Over the past few years, Turkey has seen sociocultural change as never before, with socially conservative families from central and eastern Anatolia making it big in trade and starting to move in circles hitherto only populated by a small number of Western-looking elites. This is bringing a more bourgeois outlook to provincial cities and towns, raising interest in beauty products and attracting the building of shopping malls in regional outposts.
While the mothers in these families are slow to embrace modern values, their daughters — even those who wear traditional Muslim headscarves — hungrily embrace a more contemporary look, and seek out the beauty products to go with that.
Another reason marketers are optimistic is the increased role eduction is playing in Turkish life. While female illiteracy has always been a problem, thanks to recent campaigns women are increasingly getting an education — and research shows that the more educated a woman, the more likely she is to be interested in beauty.
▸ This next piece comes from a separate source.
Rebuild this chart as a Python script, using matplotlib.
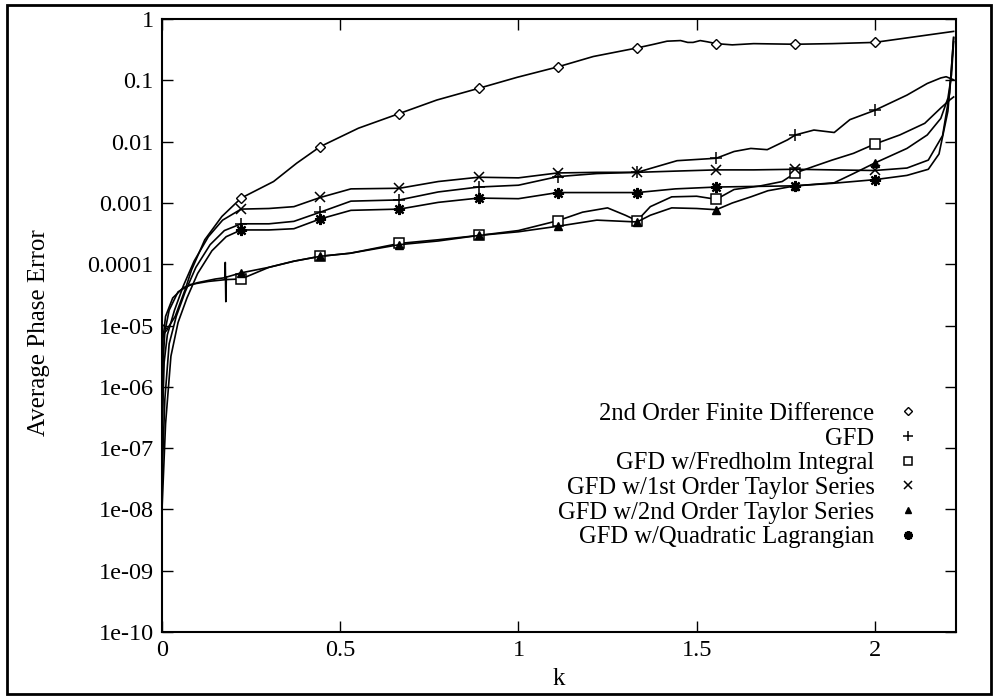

Still, it’s a slow process. Million-dollar growth market it may be, but there is a long way to go before Turkish awareness and usage of beauty products is anywhere near Western levels. But therein lies the attraction. “A European woman will probably reach for the moisturizer as soon as she gets out of the shower, but a Turkish woman won’t necessarily do that yet,” says Sephora’s Figen. “There is potential for growth in so many areas, such as men’s cosmetics and perfumes…. There is no reflex yet about buying beauty products, which means that there is a lot that can still be done.”